▶ _Exercise directions_:
Skip all pictures, then copy the lines from the start of the data through the line with "const anchorAngles = [125.9, 230.3, 329.8];", keeping both ends.

(Figure scripts)
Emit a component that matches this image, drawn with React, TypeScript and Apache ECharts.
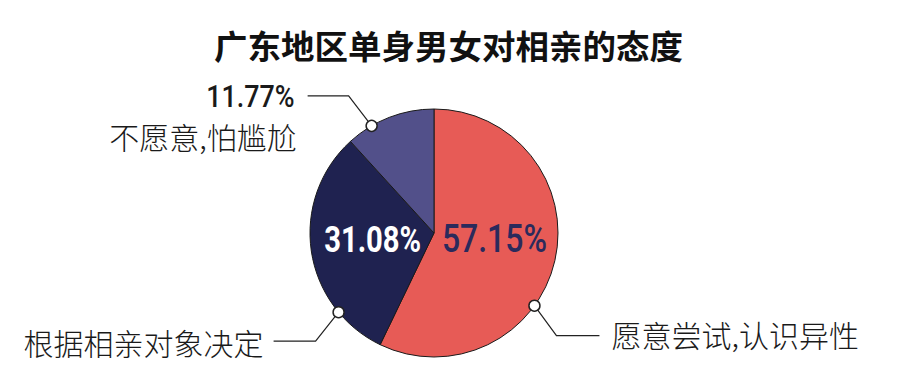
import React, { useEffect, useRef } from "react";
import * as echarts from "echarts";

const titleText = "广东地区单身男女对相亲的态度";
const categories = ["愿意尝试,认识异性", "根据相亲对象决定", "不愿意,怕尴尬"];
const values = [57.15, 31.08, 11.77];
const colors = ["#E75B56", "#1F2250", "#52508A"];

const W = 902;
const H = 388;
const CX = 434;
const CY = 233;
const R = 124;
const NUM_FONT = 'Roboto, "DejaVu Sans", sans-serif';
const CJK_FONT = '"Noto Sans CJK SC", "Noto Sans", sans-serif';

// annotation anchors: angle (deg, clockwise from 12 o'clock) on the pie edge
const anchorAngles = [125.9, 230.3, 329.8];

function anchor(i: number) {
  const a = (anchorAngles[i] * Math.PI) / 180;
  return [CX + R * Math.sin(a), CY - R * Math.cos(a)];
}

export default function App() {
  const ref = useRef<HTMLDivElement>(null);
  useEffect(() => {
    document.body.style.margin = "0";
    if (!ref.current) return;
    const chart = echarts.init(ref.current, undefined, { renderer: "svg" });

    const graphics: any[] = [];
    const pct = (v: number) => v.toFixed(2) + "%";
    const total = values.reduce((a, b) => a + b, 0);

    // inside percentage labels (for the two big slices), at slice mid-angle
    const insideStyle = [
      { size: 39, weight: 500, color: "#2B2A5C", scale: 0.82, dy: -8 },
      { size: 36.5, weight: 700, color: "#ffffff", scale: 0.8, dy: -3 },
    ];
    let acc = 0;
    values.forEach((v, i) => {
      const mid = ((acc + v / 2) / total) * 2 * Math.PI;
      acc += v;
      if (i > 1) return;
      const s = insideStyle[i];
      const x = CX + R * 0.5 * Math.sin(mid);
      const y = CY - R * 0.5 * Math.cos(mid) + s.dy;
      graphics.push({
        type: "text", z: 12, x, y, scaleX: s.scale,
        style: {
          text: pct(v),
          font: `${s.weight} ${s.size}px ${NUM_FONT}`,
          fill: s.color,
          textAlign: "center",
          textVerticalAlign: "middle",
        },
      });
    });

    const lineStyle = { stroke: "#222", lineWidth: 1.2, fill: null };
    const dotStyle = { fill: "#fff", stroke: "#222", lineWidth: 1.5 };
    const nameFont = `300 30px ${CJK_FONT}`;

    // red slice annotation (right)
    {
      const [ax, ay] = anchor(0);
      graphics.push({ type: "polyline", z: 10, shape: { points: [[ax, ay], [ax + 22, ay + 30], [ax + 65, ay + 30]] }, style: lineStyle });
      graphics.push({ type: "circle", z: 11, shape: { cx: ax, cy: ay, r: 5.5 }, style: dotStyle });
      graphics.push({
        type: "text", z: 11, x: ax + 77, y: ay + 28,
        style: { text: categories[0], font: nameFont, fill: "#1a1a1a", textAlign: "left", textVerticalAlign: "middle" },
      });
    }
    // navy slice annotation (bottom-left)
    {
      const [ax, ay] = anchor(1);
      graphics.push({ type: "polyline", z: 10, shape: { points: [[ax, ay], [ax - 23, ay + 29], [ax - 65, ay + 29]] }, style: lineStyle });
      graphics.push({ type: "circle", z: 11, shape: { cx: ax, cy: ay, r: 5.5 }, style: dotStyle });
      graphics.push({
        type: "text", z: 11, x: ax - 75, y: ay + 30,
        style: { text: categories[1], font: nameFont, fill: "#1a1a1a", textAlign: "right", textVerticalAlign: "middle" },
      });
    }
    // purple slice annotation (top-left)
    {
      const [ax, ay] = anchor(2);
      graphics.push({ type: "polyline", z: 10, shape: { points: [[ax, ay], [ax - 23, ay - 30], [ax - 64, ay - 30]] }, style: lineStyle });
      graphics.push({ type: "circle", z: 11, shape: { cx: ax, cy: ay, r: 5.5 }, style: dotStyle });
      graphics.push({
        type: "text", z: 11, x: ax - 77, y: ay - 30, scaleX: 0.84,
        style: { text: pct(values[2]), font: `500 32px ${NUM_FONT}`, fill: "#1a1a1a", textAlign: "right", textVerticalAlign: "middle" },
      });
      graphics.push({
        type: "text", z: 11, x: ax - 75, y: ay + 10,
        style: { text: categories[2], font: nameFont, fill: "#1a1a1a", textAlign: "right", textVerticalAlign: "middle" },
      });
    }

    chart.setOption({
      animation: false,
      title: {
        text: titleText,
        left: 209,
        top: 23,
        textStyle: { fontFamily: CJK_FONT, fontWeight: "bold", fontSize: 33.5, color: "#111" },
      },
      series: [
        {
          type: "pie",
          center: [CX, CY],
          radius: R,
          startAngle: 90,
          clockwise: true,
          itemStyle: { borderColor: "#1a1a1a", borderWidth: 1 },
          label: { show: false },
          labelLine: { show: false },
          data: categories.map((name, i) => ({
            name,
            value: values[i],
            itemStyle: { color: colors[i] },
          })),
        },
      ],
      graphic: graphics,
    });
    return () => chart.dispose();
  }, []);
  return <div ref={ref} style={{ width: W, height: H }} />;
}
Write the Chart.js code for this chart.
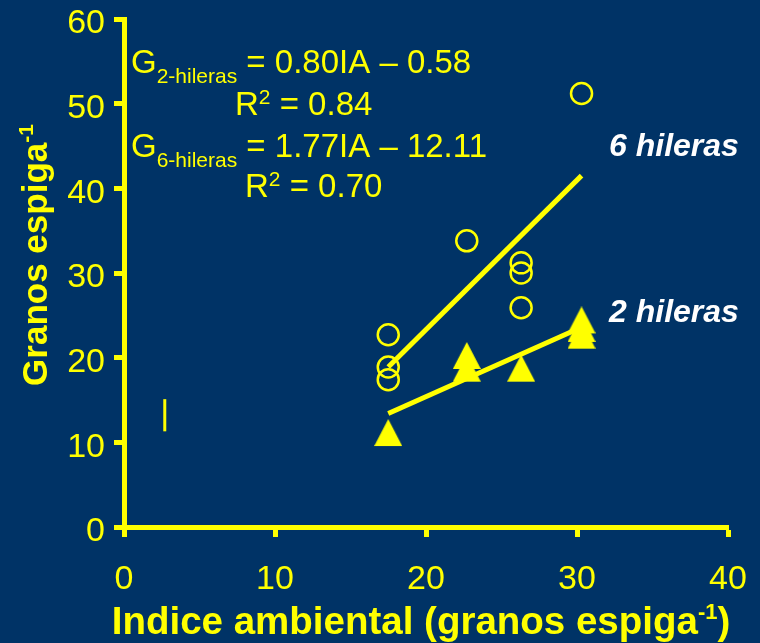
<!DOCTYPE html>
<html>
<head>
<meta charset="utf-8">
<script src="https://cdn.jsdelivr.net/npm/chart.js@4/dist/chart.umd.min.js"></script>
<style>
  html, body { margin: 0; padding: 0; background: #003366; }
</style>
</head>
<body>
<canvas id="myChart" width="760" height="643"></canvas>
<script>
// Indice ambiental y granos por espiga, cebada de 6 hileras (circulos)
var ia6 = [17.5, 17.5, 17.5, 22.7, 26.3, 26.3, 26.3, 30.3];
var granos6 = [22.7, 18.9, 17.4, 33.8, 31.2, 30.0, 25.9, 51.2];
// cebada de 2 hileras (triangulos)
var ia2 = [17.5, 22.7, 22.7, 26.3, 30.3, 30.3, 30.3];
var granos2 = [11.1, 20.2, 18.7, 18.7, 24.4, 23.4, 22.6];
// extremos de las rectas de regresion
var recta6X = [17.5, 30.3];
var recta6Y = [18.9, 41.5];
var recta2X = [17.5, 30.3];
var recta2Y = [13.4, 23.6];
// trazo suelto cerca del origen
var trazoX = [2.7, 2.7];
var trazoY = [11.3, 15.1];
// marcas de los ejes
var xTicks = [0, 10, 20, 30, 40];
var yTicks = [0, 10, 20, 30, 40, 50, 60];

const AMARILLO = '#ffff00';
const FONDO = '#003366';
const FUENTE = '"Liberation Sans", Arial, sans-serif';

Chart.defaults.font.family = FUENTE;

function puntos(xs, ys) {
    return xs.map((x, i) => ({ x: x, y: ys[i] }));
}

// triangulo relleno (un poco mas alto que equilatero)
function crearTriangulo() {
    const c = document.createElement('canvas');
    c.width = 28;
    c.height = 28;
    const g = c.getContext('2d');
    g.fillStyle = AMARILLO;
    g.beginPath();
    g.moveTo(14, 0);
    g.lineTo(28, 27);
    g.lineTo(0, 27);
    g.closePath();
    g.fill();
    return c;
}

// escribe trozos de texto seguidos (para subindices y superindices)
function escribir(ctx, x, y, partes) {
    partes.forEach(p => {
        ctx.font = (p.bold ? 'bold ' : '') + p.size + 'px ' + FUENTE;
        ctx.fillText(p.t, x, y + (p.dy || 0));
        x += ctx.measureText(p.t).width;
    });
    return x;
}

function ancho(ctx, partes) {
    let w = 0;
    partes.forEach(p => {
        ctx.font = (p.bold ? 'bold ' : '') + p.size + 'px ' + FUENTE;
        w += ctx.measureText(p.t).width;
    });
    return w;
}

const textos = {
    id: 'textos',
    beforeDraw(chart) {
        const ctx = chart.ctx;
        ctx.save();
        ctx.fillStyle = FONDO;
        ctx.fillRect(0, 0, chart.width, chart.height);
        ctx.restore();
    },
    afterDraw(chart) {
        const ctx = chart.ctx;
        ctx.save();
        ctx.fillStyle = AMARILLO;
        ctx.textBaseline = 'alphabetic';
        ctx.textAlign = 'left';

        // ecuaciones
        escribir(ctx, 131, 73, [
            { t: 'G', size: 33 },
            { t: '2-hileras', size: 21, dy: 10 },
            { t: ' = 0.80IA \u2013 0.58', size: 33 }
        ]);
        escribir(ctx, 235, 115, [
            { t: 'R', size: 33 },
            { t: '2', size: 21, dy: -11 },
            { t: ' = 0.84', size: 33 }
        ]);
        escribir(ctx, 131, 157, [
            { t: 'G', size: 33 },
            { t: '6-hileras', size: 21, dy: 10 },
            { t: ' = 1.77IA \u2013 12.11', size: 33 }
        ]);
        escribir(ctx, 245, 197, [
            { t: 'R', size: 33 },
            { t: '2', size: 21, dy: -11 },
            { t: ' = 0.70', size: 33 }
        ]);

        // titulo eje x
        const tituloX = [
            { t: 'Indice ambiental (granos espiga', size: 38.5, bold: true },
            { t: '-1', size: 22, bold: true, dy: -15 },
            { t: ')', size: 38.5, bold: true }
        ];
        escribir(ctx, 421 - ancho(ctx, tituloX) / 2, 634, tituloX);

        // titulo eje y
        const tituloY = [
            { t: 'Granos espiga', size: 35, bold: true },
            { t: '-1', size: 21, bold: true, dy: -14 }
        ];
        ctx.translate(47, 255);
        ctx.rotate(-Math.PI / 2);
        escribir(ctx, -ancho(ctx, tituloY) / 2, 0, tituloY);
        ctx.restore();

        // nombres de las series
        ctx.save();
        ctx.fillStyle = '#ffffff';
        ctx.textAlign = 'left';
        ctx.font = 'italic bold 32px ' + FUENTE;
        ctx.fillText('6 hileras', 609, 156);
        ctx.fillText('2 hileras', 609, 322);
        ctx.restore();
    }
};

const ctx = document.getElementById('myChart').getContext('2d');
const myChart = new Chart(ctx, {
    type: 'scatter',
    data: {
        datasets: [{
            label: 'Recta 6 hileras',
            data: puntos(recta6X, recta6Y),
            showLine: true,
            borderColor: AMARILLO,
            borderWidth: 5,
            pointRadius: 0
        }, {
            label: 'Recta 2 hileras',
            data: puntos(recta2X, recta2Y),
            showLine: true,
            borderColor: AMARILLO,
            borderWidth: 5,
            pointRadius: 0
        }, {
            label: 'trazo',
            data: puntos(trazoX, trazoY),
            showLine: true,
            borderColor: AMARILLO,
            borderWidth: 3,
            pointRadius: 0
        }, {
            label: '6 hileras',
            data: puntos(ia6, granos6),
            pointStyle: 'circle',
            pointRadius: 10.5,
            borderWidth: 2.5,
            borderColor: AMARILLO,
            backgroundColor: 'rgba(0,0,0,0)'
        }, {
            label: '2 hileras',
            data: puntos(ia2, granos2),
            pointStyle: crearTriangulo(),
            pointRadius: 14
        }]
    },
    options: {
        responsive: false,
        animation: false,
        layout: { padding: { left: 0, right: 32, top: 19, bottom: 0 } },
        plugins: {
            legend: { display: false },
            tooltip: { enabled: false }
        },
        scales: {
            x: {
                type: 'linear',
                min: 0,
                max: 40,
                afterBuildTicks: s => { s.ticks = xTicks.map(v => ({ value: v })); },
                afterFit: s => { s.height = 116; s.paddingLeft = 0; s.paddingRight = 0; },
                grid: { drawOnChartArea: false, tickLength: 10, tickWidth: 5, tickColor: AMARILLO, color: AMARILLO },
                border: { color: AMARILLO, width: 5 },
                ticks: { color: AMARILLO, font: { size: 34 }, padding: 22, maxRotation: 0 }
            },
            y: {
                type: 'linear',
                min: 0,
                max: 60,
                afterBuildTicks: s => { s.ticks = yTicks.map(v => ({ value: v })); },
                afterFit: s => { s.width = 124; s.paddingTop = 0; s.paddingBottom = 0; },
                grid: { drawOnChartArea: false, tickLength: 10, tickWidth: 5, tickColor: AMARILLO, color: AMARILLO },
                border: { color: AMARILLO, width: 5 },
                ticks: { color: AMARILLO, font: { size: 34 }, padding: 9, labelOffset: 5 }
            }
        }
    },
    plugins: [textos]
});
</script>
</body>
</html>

▶ _Written response_:
Emit a component that matches this image, drawn with React, TypeScript and Apache ECharts.
import React, { useEffect, useRef } from "react";
import * as echarts from "echarts";

const titleText = "广东地区单身男女对相亲的态度";
const categories = ["愿意尝试,认识异性", "根据相亲对象决定", "不愿意,怕尴尬"];
const values = [57.15, 31.08, 11.77];
const colors = ["#E75B56", "#1F2250", "#52508A"];

const W = 902;
const H = 388;
const CX = 434;
const CY = 233;
const R = 124;
const NUM_FONT = 'Roboto, "DejaVu Sans", sans-serif';
const CJK_FONT = '"Noto Sans CJK SC", "Noto Sans", sans-serif';

// annotation anchors: angle (deg, clockwise from 12 o'clock) on the pie edge
const anchorAngles = [125.9, 230.3, 329.8];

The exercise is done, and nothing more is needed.